» PROBLEM
Select and reproduce each line of the listing below that bears the string "this".

» DATA ROWS
======

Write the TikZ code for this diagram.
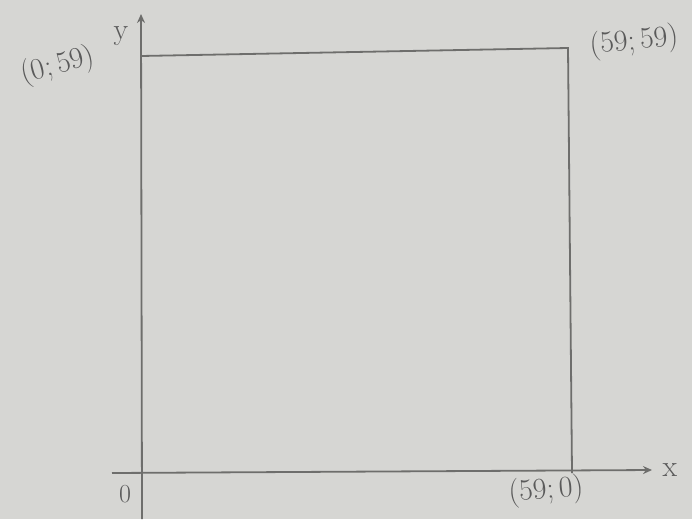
\documentclass[tikz,border=0pt]{standalone}
\usetikzlibrary{arrows.meta}
\definecolor{paper}{HTML}{D6D6D3}
\definecolor{pencil}{HTML}{6E6E6C}
\definecolor{ink}{HTML}{5A5A5A}
\tikzset{
  line/.style={draw=pencil, line width=1.8pt},
  axis/.style={line, -{Stealth[length=9pt,width=8pt]}},
  lbl/.style={text=ink, font=\fontsize{30}{30}\selectfont, inner sep=0pt}
}
\begin{document}
\begin{tikzpicture}[x=1pt,y=-1pt]
\fill[paper] (0,0) rectangle (692,519);
\useasboundingbox (0,0) rectangle (692,519);
% coordinates
\coordinate (yb) at (142,519);
\coordinate (yt) at (141,14);
\coordinate (xl) at (112,473);
\coordinate (xr) at (652,470);
\coordinate (tl) at (141,56);
\coordinate (tr) at (568,48);
\coordinate (br) at (572,473);
% axes
\draw[axis] (yb) -- (yt);
\draw[axis] (xl) -- (xr);
% square
\draw[line] (tl) -- (tr) -- (br);
% labels
\node[lbl, rotate=15] (l059) at (58,66) {(0;\,59)};
\node[lbl] (ly) at (121,36) {y};
\node[lbl, rotate=6] (l5959) at (634,42) {(59;\,59)};
\node[lbl, rotate=5] (l590) at (546,491) {(59;\,0)};
\node[lbl, font=\fontsize{26}{26}\selectfont] (lo) at (125,494) {0};
\node[lbl] (lx) at (670,470) {x};
\end{tikzpicture}
\end{document}
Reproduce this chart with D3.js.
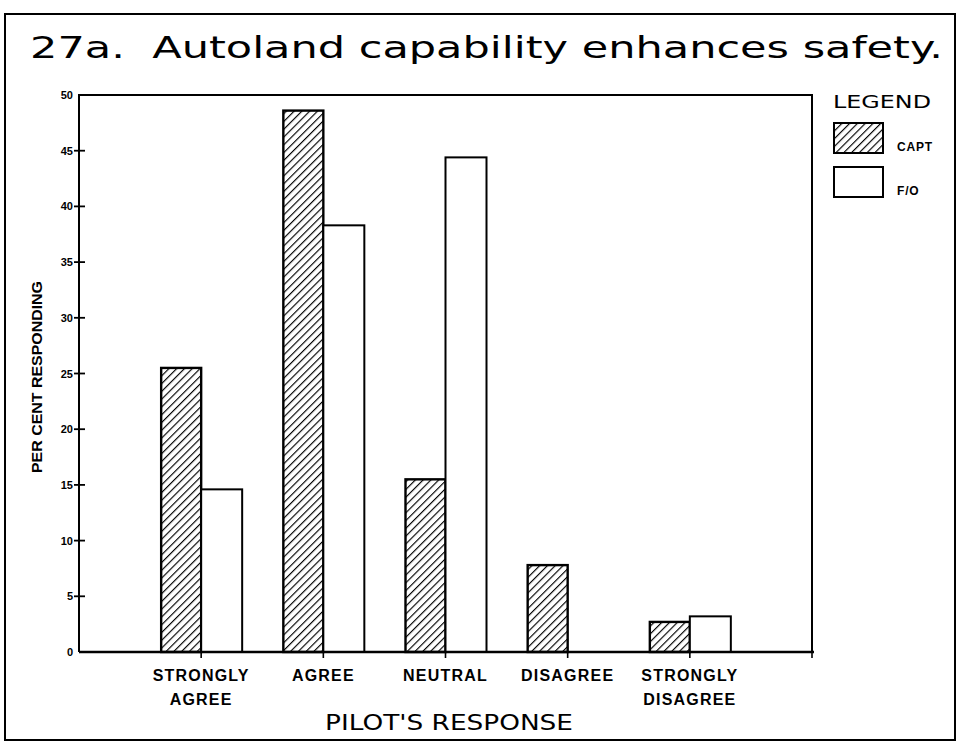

======

» WRITTEN SOLUTION
Write the TikZ code for this diagram.
Reproduce this chart with D3.js.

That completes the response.